■ **Problem details**
All entries below need to be written out exactly, but without their pictures.

■ **Record set**
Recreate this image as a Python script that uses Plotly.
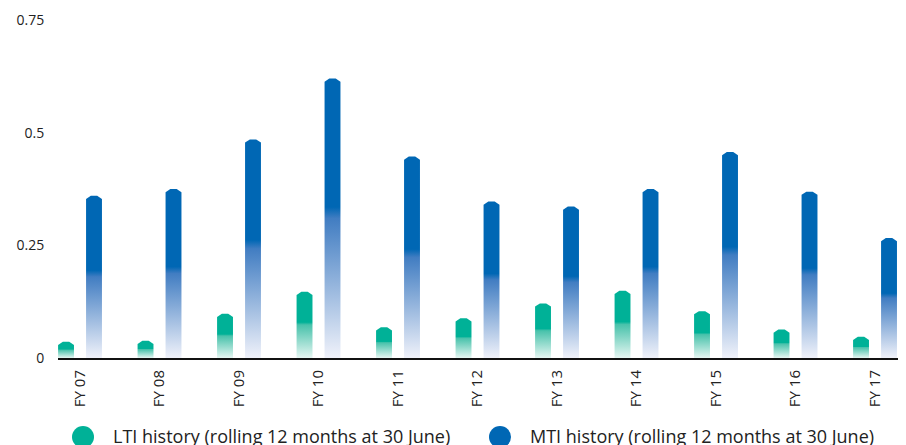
import plotly.graph_objects as go

# Financial years on the x axis
categories = ["FY 07", "FY 08", "FY 09", "FY 10", "FY 11", "FY 12",
              "FY 13", "FY 14", "FY 15", "FY 16", "FY 17"]

# LTI / MTI history (rolling 12 months at 30 June)
lti_values = [0.036, 0.038, 0.098, 0.147, 0.068, 0.088,
              0.121, 0.149, 0.104, 0.063, 0.047]
mti_values = [0.360, 0.375, 0.485, 0.620, 0.447, 0.347,
              0.336, 0.375, 0.457, 0.369, 0.266]

y_ticks = [0, 0.25, 0.5, 0.75]
y_tick_text = ["0", "0.25", "0.5", "0.75"]

series = [
    dict(name="LTI history (rolling 12 months at 30 June)", values=lti_values,
         offset=-0.176, solid="#00b197", mid="#48c2ab", pale="#e6f6f2"),
    dict(name="MTI history (rolling 12 months at 30 June)", values=mti_values,
         offset=0.176, solid="#0067b4", mid="#417dc2", pale="#f0f2fa"),
]

HALF_W = 0.1      # half bar width, in category units
ROOF = 0.007      # height of the pointed cap, in value units

fig = go.Figure()

for s in series:
    for i, v in enumerate(s["values"]):
        cx = i + s["offset"]
        x0, x1 = cx - HALF_W, cx + HALF_W
        xs = [x0, x0, x0 + HALF_W * 0.6, x1 - HALF_W * 0.6, x1, x1, x0]
        ys = [0, v - ROOF, v, v, v - ROOF, 0, 0]
        fig.add_trace(go.Scatter(
            x=xs, y=ys, mode="lines", fill="toself",
            line=dict(width=0, color="rgba(0,0,0,0)"),
            fillgradient=dict(
                type="vertical",
                colorscale=[[0, s["pale"]], [0.5, s["mid"]],
                            [0.54, s["solid"]], [1, s["solid"]]],
            ),
            hoverinfo="skip", showlegend=False,
        ))

# Legend: round swatches with labels under the axis
L, W_PLOT, TOP, H_PLOT = 58, 840, 20, 338


def px_x(p):
    return (p - L) / W_PLOT


def px_y(p):
    return (TOP + H_PLOT - p) / H_PLOT


for s, cx, tx in zip(series, [83, 500], [111, 528]):
    fig.add_shape(type="circle", xref="paper", yref="paper",
                  xsizemode="pixel", ysizemode="pixel",
                  xanchor=px_x(cx), yanchor=px_y(437),
                  x0=-11, x1=11, y0=-11, y1=11,
                  fillcolor=s["solid"], line=dict(width=0))
    fig.add_annotation(x=px_x(tx), y=px_y(436), xref="paper", yref="paper",
                       text=s["name"], showarrow=False,
                       xanchor="left", yanchor="middle",
                       font=dict(family="Open Sans", size=18, color="#222222"))

fig.update_layout(
    width=906, height=445,
    margin=dict(l=58, r=8, t=20, b=87),
    paper_bgcolor="white", plot_bgcolor="white",
    font=dict(family="Open Sans", size=14, color="#222222"),
    showlegend=False,
    xaxis=dict(
        range=[-0.277, 10.289],
        tickmode="array", tickvals=list(range(len(categories))),
        ticktext=categories, tickangle=-90,
        showgrid=False, zeroline=False,
        showline=True, linecolor="#111111", linewidth=2,
        ticks="outside", ticklen=4, tickcolor="rgba(0,0,0,0)",
        tickfont=dict(size=15),
    ),
    yaxis=dict(
        range=[0, 0.75],
        tickmode="array", tickvals=y_ticks, ticktext=y_tick_text,
        showgrid=False, zeroline=False, showline=False,
        ticks="outside", ticklen=10, tickcolor="rgba(0,0,0,0)",
        tickfont=dict(size=14),
    ),
)

fig.write_html("out.html")
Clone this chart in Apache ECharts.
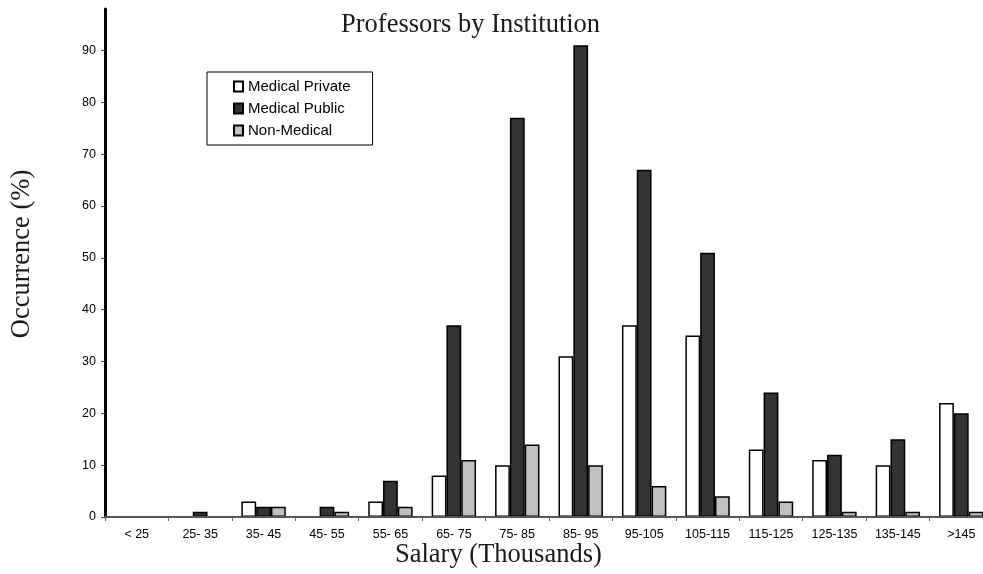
<!DOCTYPE html>
<html>
<head>
<meta charset="utf-8">
<style>html,body{margin:0;padding:0;background:#fff}#c{width:983px;height:574px}</style>
<script src="https://cdn.jsdelivr.net/npm/echarts@6/dist/echarts.min.js"></script>
</head>
<body>
<div id="c"></div>
<script>
const categories = ['< 25','25- 35','35- 45','45- 55','55- 65','65- 75','75- 85','85- 95','95-105','105-115','115-125','125-135','135-145','>145'];
const medicalPrivate = [0,0,3,0,3,8,10,31,37,35,13,11,10,22];
const medicalPublic  = [0,1,2,2,7,37,77,91,67,51,24,12,15,20];
const nonMedical     = [0,0,2,1,2,11,14,10,6,4,3,1,1,1];
const yTicks = [0,10,20,30,40,50,60,70,80,90];

const chart = echarts.init(document.getElementById('c'), null, {renderer:'canvas'});
const sans = 'Liberation Sans, Arial, sans-serif';
const serif = 'Liberation Serif, Times New Roman, serif';
function bar(name, data, color){
  return {type:'bar', name, data, barGap:'0%', barCategoryGap:'30%',
    itemStyle:{color, borderColor:'#000', borderWidth:1.5}, animation:false};
}
chart.setOption({
  animation:false,
  title:{text:'Professors by Institution', left:341, top:12, padding:0,
    textStyle:{fontFamily:serif, fontSize:26.5, fontWeight:'normal', color:'#1a1a1a'}},
  legend:{orient:'vertical', left:207, top:72, padding:[7,22,7,26], itemGap:7,
    itemWidth:9, itemHeight:10, icon:'rect', borderColor:'#000', borderWidth:1,
    textStyle:{fontFamily:sans, fontSize:15, color:'#000'},
    data:['Medical Private','Medical Public','Non-Medical']},
  grid:{left:105, width:888, top:9, bottom:57, containLabel:false, outerBoundsMode:'none'},
  xAxis:{type:'category', data:categories, boundaryGap:true, z:5,
    axisLine:{lineStyle:{color:'#555', width:2}},
    axisTick:{show:true, interval:0, length:4, lineStyle:{color:'#666'}},
    axisLabel:{interval:0, fontFamily:sans, fontSize:12.5, color:'#000', margin:11}},
  yAxis:{type:'value', min:0, max:98, interval:10,
    axisLine:{show:true, lineStyle:{color:'#000', width:3}},
    axisTick:{show:true, length:4, customValues:yTicks, lineStyle:{color:'#444'}},
    axisLabel:{customValues:yTicks, fontFamily:sans, fontSize:12.5, color:'#000', margin:9},
    splitLine:{show:false}},
  graphic:[
    {type:'text', left:395, top:542,
      style:{text:'Salary (Thousands)', font:'26.5px '+serif, fill:'#1a1a1a'}},
    {type:'text', x:22, y:254, rotation:Math.PI/2,
      style:{text:'Occurrence (%)', font:'26.5px '+serif, fill:'#1a1a1a', align:'center', verticalAlign:'middle'}}
  ],
  series:[
    bar('Medical Private', medicalPrivate, '#ffffff'),
    bar('Medical Public', medicalPublic, '#333333'),
    bar('Non-Medical', nonMedical, '#c0c0c0')
  ]
});
</script>
</body>
</html>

■ **Task output**
Recreate this image as a Python script that uses Plotly.
import plotly.graph_objects as go

# Financial years on the x axis
categories = ["FY 07", "FY 08", "FY 09", "FY 10", "FY 11", "FY 12",
              "FY 13", "FY 14", "FY 15", "FY 16", "FY 17"]

# LTI / MTI history (rolling 12 months at 30 June)
lti_values = [0.036, 0.038, 0.098, 0.147, 0.068, 0.088,
              0.121, 0.149, 0.104, 0.063, 0.047]
mti_values = [0.360, 0.375, 0.485, 0.620, 0.447, 0.347,
              0.336, 0.375, 0.457, 0.369, 0.266]

y_ticks = [0, 0.25, 0.5, 0.75]
y_tick_text = ["0", "0.25", "0.5", "0.75"]

series = [
    dict(name="LTI history (rolling 12 months at 30 June)", values=lti_values,
         offset=-0.176, solid="#00b197", mid="#48c2ab", pale="#e6f6f2"),
    dict(name="MTI history (rolling 12 months at 30 June)", values=mti_values,
         offset=0.176, solid="#0067b4", mid="#417dc2", pale="#f0f2fa"),
]

HALF_W = 0.1      # half bar width, in category units
ROOF = 0.007      # height of the pointed cap, in value units

fig = go.Figure()

for s in series:
    for i, v in enumerate(s["values"]):
        cx = i + s["offset"]
        x0, x1 = cx - HALF_W, cx + HALF_W
        xs = [x0, x0, x0 + HALF_W * 0.6, x1 - HALF_W * 0.6, x1, x1, x0]
        ys = [0, v - ROOF, v, v, v - ROOF, 0, 0]
        fig.add_trace(go.Scatter(
            x=xs, y=ys, mode="lines", fill="toself",
            line=dict(width=0, color="rgba(0,0,0,0)"),
            fillgradient=dict(
                type="vertical",
                colorscale=[[0, s["pale"]], [0.5, s["mid"]],
                            [0.54, s["solid"]], [1, s["solid"]]],
            ),
            hoverinfo="skip", showlegend=False,
        ))

# Legend: round swatches with labels under the axis
L, W_PLOT, TOP, H_PLOT = 58, 840, 20, 338


def px_x(p):
    return (p - L) / W_PLOT


def px_y(p):
    return (TOP + H_PLOT - p) / H_PLOT


for s, cx, tx in zip(series, [83, 500], [111, 528]):
    fig.add_shape(type="circle", xref="paper", yref="paper",
                  xsizemode="pixel", ysizemode="pixel",
                  xanchor=px_x(cx), yanchor=px_y(437),
                  x0=-11, x1=11, y0=-11, y1=11,
                  fillcolor=s["solid"], line=dict(width=0))
    fig.add_annotation(x=px_x(tx), y=px_y(436), xref="paper", yref="paper",
                       text=s["name"], showarrow=False,
                       xanchor="left", yanchor="middle",
                       font=dict(family="Open Sans", size=18, color="#222222"))

fig.update_layout(
    width=906, height=445,
    margin=dict(l=58, r=8, t=20, b=87),
    paper_bgcolor="white", plot_bgcolor="white",
    font=dict(family="Open Sans", size=14, color="#222222"),
    showlegend=False,
    xaxis=dict(
        range=[-0.277, 10.289],
        tickmode="array", tickvals=list(range(len(categories))),
        ticktext=categories, tickangle=-90,
        showgrid=False, zeroline=False,
        showline=True, linecolor="#111111", linewidth=2,
        ticks="outside", ticklen=4, tickcolor="rgba(0,0,0,0)",
        tickfont=dict(size=15),
    ),
    yaxis=dict(
        range=[0, 0.75],
        tickmode="array", tickvals=y_ticks, ticktext=y_tick_text,
        showgrid=False, zeroline=False, showline=False,
        ticks="outside", ticklen=10, tickcolor="rgba(0,0,0,0)",
        tickfont=dict(size=14),
    ),
)

fig.write_html("out.html")
Clone this chart in Apache ECharts.
<!DOCTYPE html>
<html>
<head>
<meta charset="utf-8">
<style>html,body{margin:0;padding:0;background:#fff}#c{width:983px;height:574px}</style>
<script src="https://cdn.jsdelivr.net/npm/echarts@6/dist/echarts.min.js"></script>
</head>
<body>
<div id="c"></div>
<script>
const categories = ['< 25','25- 35','35- 45','45- 55','55- 65','65- 75','75- 85','85- 95','95-105','105-115','115-125','125-135','135-145','>145'];
const medicalPrivate = [0,0,3,0,3,8,10,31,37,35,13,11,10,22];
const medicalPublic  = [0,1,2,2,7,37,77,91,67,51,24,12,15,20];
const nonMedical     = [0,0,2,1,2,11,14,10,6,4,3,1,1,1];
const yTicks = [0,10,20,30,40,50,60,70,80,90];

const chart = echarts.init(document.getElementById('c'), null, {renderer:'canvas'});
const sans = 'Liberation Sans, Arial, sans-serif';
const serif = 'Liberation Serif, Times New Roman, serif';
function bar(name, data, color){
  return {type:'bar', name, data, barGap:'0%', barCategoryGap:'30%',
    itemStyle:{color, borderColor:'#000', borderWidth:1.5}, animation:false};
}
chart.setOption({
  animation:false,
  title:{text:'Professors by Institution', left:341, top:12, padding:0,
    textStyle:{fontFamily:serif, fontSize:26.5, fontWeight:'normal', color:'#1a1a1a'}},
  legend:{orient:'vertical', left:207, top:72, padding:[7,22,7,26], itemGap:7,
    itemWidth:9, itemHeight:10, icon:'rect', borderColor:'#000', borderWidth:1,
    textStyle:{fontFamily:sans, fontSize:15, color:'#000'},
    data:['Medical Private','Medical Public','Non-Medical']},
  grid:{left:105, width:888, top:9, bottom:57, containLabel:false, outerBoundsMode:'none'},
  xAxis:{type:'category', data:categories, boundaryGap:true, z:5,
    axisLine:{lineStyle:{color:'#555', width:2}},
    axisTick:{show:true, interval:0, length:4, lineStyle:{color:'#666'}},
    axisLabel:{interval:0, fontFamily:sans, fontSize:12.5, color:'#000', margin:11}},
  yAxis:{type:'value', min:0, max:98, interval:10,
    axisLine:{show:true, lineStyle:{color:'#000', width:3}},
    axisTick:{show:true, length:4, customValues:yTicks, lineStyle:{color:'#444'}},
    axisLabel:{customValues:yTicks, fontFamily:sans, fontSize:12.5, color:'#000', margin:9},
    splitLine:{show:false}},
  graphic:[
    {type:'text', left:395, top:542,
      style:{text:'Salary (Thousands)', font:'26.5px '+serif, fill:'#1a1a1a'}},
    {type:'text', x:22, y:254, rotation:Math.PI/2,
      style:{text:'Occurrence (%)', font:'26.5px '+serif, fill:'#1a1a1a', align:'center', verticalAlign:'middle'}}
  ],
  series:[
    bar('Medical Private', medicalPrivate, '#ffffff'),
    bar('Medical Public', medicalPublic, '#333333'),
    bar('Non-Medical', nonMedical, '#c0c0c0')
  ]
});
</script>
</body>
</html>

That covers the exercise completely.